The 28th leg of the Camino.
If I compare the 18th Sonnet to the 130th Sonnet, I wonder what happened to William. Who knows the order in which they were actually written, but it seems to me the man grew up: fell out of a first love, and became something of a realist. I hope this meant a lasting kind of happiness, if not flush with the high of infatuation, with an ease and delight in things like watching a person “tread”.
I grant I never saw a goddess go;
My mistress when she walks treads on the ground.
And yet, by heaven, I think my love as rare
As any she belied with false compare.
E. writes me beautiful love letters. Not sonnets. If he were to write sonnets, I wouldn’t want him to write that I was more beautiful than a summer’s day. (I am most certainly not more temperate.) I am very grateful that someone once did write me such gushing lines: someone so totally flushed with that exquisite experience of infatuation. I’m grateful that I have also written such hyperbolic and purple words. More than once, to more than one person. I would not trade those experiences, but neither would I have them again.

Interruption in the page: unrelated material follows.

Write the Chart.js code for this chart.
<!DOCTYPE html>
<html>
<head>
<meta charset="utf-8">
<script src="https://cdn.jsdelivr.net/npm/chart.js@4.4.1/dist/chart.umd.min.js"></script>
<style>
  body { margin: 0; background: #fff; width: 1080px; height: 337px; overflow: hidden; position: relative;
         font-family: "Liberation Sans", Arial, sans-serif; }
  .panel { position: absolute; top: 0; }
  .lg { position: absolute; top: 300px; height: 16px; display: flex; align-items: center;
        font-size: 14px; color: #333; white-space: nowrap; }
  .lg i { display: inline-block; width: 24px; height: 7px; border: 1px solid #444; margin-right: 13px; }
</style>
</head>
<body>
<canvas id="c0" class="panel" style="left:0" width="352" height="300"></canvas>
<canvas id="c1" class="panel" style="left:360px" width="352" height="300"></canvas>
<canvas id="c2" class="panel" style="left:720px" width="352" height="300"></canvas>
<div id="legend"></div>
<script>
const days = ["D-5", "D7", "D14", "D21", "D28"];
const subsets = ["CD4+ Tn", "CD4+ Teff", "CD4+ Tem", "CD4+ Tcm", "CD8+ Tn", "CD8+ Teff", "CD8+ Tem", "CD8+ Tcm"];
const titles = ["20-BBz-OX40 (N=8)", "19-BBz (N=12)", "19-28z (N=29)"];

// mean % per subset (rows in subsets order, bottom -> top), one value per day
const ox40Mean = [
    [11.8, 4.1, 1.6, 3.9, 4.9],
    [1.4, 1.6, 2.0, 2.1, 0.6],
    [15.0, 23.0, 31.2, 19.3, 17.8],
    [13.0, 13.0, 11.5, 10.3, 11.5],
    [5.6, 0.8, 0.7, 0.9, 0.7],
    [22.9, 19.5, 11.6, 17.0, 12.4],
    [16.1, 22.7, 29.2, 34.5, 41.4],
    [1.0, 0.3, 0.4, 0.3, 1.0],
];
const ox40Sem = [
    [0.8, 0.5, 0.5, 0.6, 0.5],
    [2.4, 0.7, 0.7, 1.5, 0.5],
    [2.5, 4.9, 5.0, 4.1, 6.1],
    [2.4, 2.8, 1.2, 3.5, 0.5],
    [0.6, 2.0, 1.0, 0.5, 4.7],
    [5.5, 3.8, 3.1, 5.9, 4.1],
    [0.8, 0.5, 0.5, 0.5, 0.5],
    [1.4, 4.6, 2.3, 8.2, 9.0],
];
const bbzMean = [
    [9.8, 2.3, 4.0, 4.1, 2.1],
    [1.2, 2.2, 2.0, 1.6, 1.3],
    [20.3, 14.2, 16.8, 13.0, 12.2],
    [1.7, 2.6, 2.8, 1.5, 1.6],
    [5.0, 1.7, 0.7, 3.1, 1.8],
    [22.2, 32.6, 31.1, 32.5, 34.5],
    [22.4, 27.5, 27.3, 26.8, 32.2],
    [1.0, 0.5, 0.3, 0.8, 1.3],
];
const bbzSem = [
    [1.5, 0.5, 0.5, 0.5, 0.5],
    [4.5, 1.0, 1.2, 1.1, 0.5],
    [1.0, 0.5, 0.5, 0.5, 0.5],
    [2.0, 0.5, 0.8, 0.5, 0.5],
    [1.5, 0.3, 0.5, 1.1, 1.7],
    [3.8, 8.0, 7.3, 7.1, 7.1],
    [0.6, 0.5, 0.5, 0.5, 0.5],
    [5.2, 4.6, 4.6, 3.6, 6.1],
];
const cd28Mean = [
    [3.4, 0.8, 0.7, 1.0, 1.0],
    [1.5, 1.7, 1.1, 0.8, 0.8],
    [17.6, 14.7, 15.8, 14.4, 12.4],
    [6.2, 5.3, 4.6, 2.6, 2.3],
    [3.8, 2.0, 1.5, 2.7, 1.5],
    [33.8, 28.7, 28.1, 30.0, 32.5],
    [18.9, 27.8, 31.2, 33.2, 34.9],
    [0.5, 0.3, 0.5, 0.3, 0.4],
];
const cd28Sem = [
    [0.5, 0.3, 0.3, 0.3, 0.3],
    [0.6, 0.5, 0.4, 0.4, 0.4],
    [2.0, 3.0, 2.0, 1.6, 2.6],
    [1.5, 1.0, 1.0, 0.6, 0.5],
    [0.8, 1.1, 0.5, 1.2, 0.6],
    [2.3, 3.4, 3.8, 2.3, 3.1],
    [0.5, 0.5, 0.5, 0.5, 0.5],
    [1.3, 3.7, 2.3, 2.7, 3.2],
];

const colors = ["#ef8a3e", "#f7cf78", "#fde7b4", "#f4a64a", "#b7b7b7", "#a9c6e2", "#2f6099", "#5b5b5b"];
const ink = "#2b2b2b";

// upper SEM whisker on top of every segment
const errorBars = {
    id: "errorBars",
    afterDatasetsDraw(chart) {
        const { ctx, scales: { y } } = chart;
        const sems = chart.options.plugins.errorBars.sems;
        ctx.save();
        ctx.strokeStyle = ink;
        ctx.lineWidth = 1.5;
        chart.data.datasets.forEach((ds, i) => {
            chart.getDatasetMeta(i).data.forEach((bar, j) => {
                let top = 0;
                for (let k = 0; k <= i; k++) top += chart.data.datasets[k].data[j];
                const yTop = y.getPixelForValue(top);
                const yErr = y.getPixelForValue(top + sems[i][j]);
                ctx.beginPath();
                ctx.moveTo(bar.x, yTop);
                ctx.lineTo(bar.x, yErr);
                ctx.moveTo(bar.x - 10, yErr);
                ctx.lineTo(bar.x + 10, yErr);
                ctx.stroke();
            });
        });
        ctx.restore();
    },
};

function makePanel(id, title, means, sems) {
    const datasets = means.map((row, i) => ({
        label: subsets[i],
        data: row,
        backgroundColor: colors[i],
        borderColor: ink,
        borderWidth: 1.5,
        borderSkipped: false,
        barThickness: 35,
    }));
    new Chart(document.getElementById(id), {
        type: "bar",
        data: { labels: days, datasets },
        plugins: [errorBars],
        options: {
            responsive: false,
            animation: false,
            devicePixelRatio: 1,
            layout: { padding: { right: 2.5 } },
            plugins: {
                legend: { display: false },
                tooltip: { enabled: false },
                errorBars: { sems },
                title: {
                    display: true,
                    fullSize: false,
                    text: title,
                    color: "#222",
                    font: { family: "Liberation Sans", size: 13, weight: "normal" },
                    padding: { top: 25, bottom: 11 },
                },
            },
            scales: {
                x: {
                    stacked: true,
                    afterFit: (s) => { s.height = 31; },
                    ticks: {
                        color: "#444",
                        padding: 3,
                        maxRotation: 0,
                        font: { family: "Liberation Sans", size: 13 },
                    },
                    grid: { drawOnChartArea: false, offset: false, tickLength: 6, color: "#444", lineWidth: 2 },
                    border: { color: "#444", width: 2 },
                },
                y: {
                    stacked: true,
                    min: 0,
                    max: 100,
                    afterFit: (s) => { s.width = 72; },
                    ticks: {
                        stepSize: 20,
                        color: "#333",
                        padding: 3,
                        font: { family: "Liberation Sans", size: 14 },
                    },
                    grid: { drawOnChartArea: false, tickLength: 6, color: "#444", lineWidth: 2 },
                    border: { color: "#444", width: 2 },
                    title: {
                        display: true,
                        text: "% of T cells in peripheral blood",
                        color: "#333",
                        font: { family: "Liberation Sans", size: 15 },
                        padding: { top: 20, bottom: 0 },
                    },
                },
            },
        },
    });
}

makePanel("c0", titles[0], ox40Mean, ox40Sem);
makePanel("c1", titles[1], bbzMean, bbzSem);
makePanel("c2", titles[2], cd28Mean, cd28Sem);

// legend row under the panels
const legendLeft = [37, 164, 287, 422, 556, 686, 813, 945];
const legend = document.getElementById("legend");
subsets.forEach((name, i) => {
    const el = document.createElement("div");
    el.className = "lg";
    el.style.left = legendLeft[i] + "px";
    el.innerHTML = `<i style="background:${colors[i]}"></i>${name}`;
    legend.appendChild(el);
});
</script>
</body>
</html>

Our guide today asks us to contemplate comparisons. I find it difficult to narrow the field of possible areas for comparison. And I find myself thinking that comparison is an activity that is fundamental to our survival. We categorize the novel things that we encounter by comparing them to what we know. But it has its limitations. Red fruits are poisonous, or delicious, or both. Red-headed men, too.
We look to see what we need to survive. And that seems natural enough: we watched our elders store food for the winter, plan ahead and keep seeds for the next season. But now we live in civilizations where survival means so much more. And we watch what the “healthy” do, want what they have. I wish I could say that this health crisis would point out how absurd our constructed requirements are, but the wealthy are getting tested, getting medical care. The “underprivileged” die. Keeping up with the Joneses can’t be written off as a matter of vanity. It’s one of our most practical survival instincts. At odds with our equally powerful instinct to care for one another.
Researchers have observed Capuchin monkeys who will refuse to work when they see other monkeys doing the same work for less of a reward. The headline reads that “fairness extends beyond humans“, but I wonder if the monkeys aren’t better at it. This is also a kind of comparison: making sure the Joneses keep up with us.
If comparison is a fundamental human – in fact, primate – activity, then how do I want to employ it? From what perspective do I view things, and when is it helpful?
If I have learned anything from E.’s overflowing toolboxes, there is an appropriate tool for every job, but not every tool is appropriate for the job.
What’s to compare?
I know happy people who are wealthy, who have famous friends, who have the envy of others. And I know people who are happy without any of those things.
A summer’s day up in the mountains can be gorgeous. But I have also heard the ice singing on the lake in the dark on a winter’s morning.